So, I have a confession to make. I haven't been entirely honest with you (my audience of 2) about the purpose of this blog and how it came to be. The truth is, it definitely was a required blog, and all of the posts were also required. Now that that weight is off my shoulders, I'd like to take a moment to reflect on the content of the blog because, well, it's required. Reflection has always been the hardest part of any composition process for me, and I'm sure this will be no exception. We've been asked (we is myself and other students in my class for the internet archaeologists that will inevitably stumble upon this some day) to reflect on the posts we've made on our blogs and decide which posts best fit the categories of "professionalism, design, creativity, and people’s choice (as defined as a class)."
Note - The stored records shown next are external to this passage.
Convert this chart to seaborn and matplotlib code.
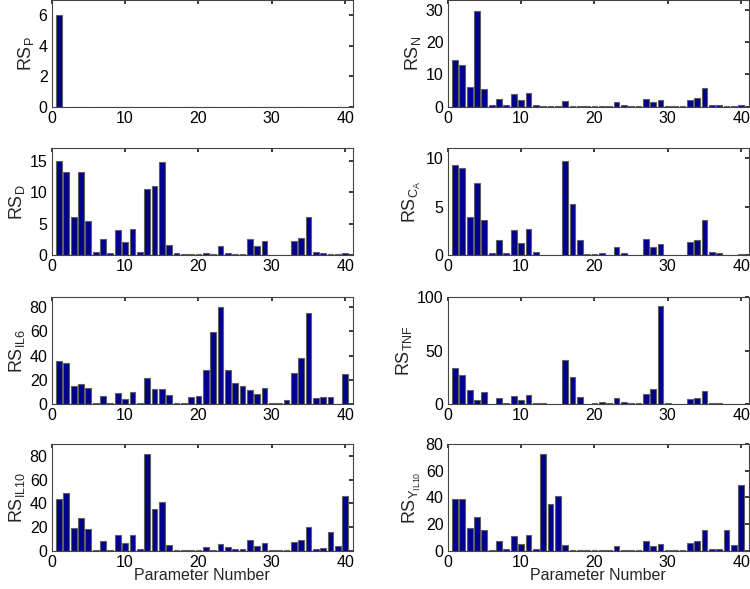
import numpy as np
import pandas as pd
import matplotlib
matplotlib.use("Agg")
import matplotlib.pyplot as plt
import seaborn as sns

# parameter indices
params = list(range(1, 41))

rs_p = [6.0] + [0.0] * 39

rs_n = [14.5, 12.9, 6.0, 29.7, 5.4, 0.4, 2.5, 0.4, 3.8, 1.9,
        4.1, 0.4, 0.1, 0.1, 0.1, 1.6, 0.2, 0.2, 0.2, 0.2,
        0.3, 0.2, 1.4, 0.4, 0.1, 0.1, 2.5, 1.3, 2.1, 0.05,
        0.05, 0.05, 2.2, 2.6, 5.8, 0.4, 0.4, 0.1, 0.1, 0.4]

rs_d = [15.0, 13.2, 6.0, 13.3, 5.5, 0.5, 2.5, 0.4, 4.0, 2.0,
        4.2, 0.5, 10.6, 11.0, 14.8, 1.6, 0.3, 0.2, 0.2, 0.2,
        0.4, 0.1, 1.5, 0.4, 0.1, 0.1, 2.6, 1.4, 2.2, 0.05,
        0.05, 0.05, 2.3, 2.7, 6.1, 0.5, 0.4, 0.1, 0.1, 0.3]

rs_ca = [9.3, 9.0, 3.9, 7.4, 3.6, 0.2, 1.6, 0.25, 2.55, 1.2,
         2.7, 0.3, 0.05, 0.05, 0.05, 9.7, 5.3, 1.6, 0.1, 0.15,
         0.25, 0.05, 0.8, 0.25, 0.05, 0.05, 1.65, 0.8, 1.15, 0.02,
         0.02, 0.02, 1.35, 1.6, 3.6, 0.3, 0.25, 0.05, 0.05, 0.1]

rs_il6 = [35.5, 33.8, 15.3, 16.7, 13.6, 0.5, 6.3, 1.0, 9.4, 4.4,
          10.3, 1.0, 21.2, 12.8, 12.5, 7.2, 1.0, 1.0, 6.1, 6.6,
          27.9, 59.6, 80.4, 27.7, 17.3, 14.7, 11.9, 8.5, 13.3, 0.5,
          1.0, 3.5, 26.0, 38.3, 75.3, 4.6, 5.5, 5.8, 0.3, 24.8]

rs_tnf = [34.0, 27.4, 13.4, 3.5, 11.1, 0.3, 5.4, 1.0, 7.6, 3.5,
          8.3, 1.0, 1.0, 0.3, 0.3, 41.0, 25.8, 6.7, 0.5, 1.0,
          1.5, 1.2, 5.7, 1.5, 1.0, 1.0, 9.5, 13.7, 91.7, 0.8,
          0.2, 0.2, 4.8, 5.4, 12.4, 1.0, 1.0, 0.3, 0.3, 0.5]

rs_il10 = [43.5, 48.6, 18.9, 27.7, 18.6, 1.0, 7.9, 1.0, 13.0, 6.2,
           13.6, 1.2, 81.4, 35.6, 41.0, 4.8, 0.5, 0.5, 1.0, 0.8,
           3.4, 1.0, 5.9, 3.4, 1.2, 1.2, 8.8, 4.2, 6.5, 0.3,
           0.3, 0.8, 7.1, 9.3, 19.8, 1.8, 2.0, 15.8, 4.0, 46.6]

rs_yil10 = [38.8, 38.8, 16.8, 25.0, 15.3, 0.8, 7.0, 1.0, 10.8, 5.3,
            11.5, 1.0, 72.3, 34.8, 41.0, 4.0, 0.5, 0.5, 0.5, 0.5,
            0.8, 0.2, 3.8, 0.8, 0.2, 0.2, 7.3, 3.8, 5.3, 0.2,
            0.2, 0.2, 6.0, 7.0, 15.8, 1.0, 1.0, 15.8, 4.0, 49.0]

ylabels = [r'RS$_P$', r'RS$_N$', r'RS$_D$', r'RS$_{C_A}$',
           r'RS$_{IL6}$', r'RS$_{TNF}$', r'RS$_{IL10}$', r'RS$_{Y_{IL10}}$']
series = [rs_p, rs_n, rs_d, rs_ca, rs_il6, rs_tnf, rs_il10, rs_yil10]
ylims = [7, 33, 17, 11, 88, 100, 90, 80]
yticks = [[0, 2, 4, 6], [0, 10, 20, 30], [0, 5, 10, 15], [0, 5, 10],
          [0, 20, 40, 60, 80], [0, 50, 100], [0, 20, 40, 60, 80],
          [0, 20, 40, 60, 80]]

sns.set_theme(style="white")
plt.rcParams['font.family'] = ['Liberation Sans', 'DejaVu Sans']
plt.rcParams['mathtext.default'] = 'regular'

fig = plt.figure(figsize=(7.5, 5.89), dpi=100)

lefts = [0.069, 0.597]
bottoms = [0.819, 0.567, 0.314, 0.065]
w, h = 0.401, 0.181

for i, (vals, lab) in enumerate(zip(series, ylabels)):
    row, col = divmod(i, 2)
    ax = fig.add_axes([lefts[col], bottoms[row], w, h])
    df = pd.DataFrame({'param': params, 'rs': vals})
    sns.barplot(data=df, x='param', y='rs', native_scale=True, ax=ax,
                color='#00008c', saturation=1, edgecolor='#606060',
                linewidth=0.8, width=0.8, errorbar=None)
    ax.set_xlim(0, 41)
    ax.set_ylim(0, ylims[i])
    ax.set_xticks([0, 10, 20, 30, 40])
    ax.set_yticks(yticks[i])
    ax.tick_params(direction='in', length=3, top=True, right=True,
                   labelsize=11.5, colors='#222222', labelcolor='black', pad=3)
    for s in ax.spines.values():
        s.set_color('#444444')
        s.set_linewidth(0.8)
    ax.set_ylabel(lab, fontsize=13, labelpad=2)
    if row == 3:
        ax.set_xlabel('Parameter Number', fontsize=11.5, labelpad=-1)
    else:
        ax.set_xlabel('')

fig.savefig('out.png', dpi=100)
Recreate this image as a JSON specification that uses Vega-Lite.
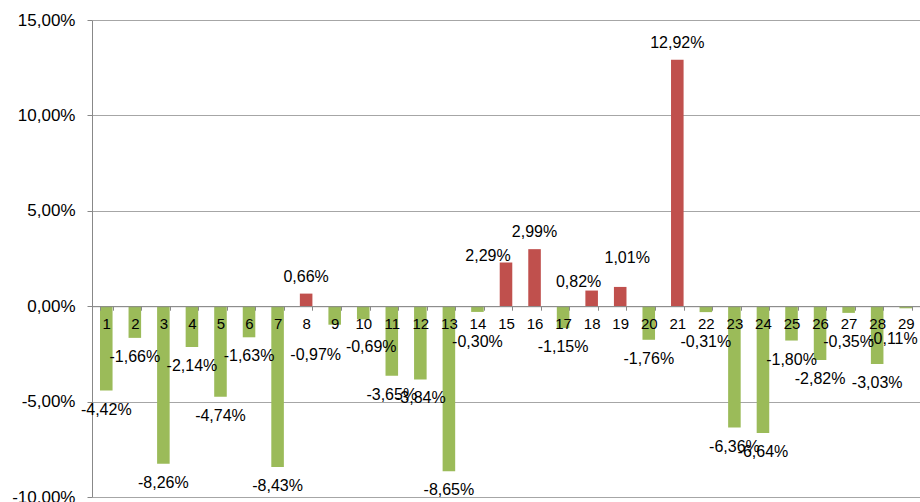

All of the posts I'm going to address will be able to be found under this one so long as the meaning of the word under or the default layout of this blog doesn't change, but I'll also be including links in case your scroll wheel or space bar is broken.
For professionalism, I'm going to go with my first blog post titled Smartphones and Social Media can position a class in the Real World. I'll pick that post because it's the least unprofessional, not that any posts are immediately unprofessional though. It was early in my blogging career, and my mind hadn't yet been corrupted with the notion that I can write something relevant and then ramble to get credit for the posts.
For design I'll have to settle on What Does Multimodal Even Meme? this one is mostly because of the fact that I designed something for the post. Though it may be small, I actually had to design that 1st class meme you'll see if you click that link (or scroll down just a tiny bit, it's just below this one). I suppose that makes it my most well designed post. I'm not sure I'm doing this right, but who cares?
As far as creativity, for me the most obvious answer is Getting Drunk on Writing. I felt pretty creative just rambling on, pouring my actions out as words in a blog post in real time to create the post. It's probably technically the least creative in that aspect, because it required such a small amount of actual creativity and was just a documenting of movement in its own creation, but again, who cares if I'm doing this wrong?
After all this self reflection, we've (same we as before, please try to pay attention) been tasked with picking a blog that best satisfies the categories established by the people (this people is the aforementioned we). I'm going to go with Maggie's Blog for obvious reasons if you just click that link (this time you can't just scroll down, turns out that's an entirely different website). Most important in my decision making process was voice, and I couldn't really care less about the other categories the people established (though her blog performs exceptionally by those standards as well). Other categories the people set are categories that could probably be achieved well by a program designed to use relevant images or have "engaging media" and post a ton of videos, but voice is probably not something computers are at the level of creating on their own. So, before society is overrun by Skynet, go read Maggie's blog and experience some human voice.
Also, images are required, so here's the first entirely original image to be posted on this blog. It's a screenshot of the blog. I hope you enjoy it.
2 comments:
Nice picture. Very meta. Almost inception'esk. I bet you could somehow turn this into a meme
I like the photo in this blog post as well, I think it does your overall post much justice. I enjoyed reading your blogs this semester! Thanks for sharing!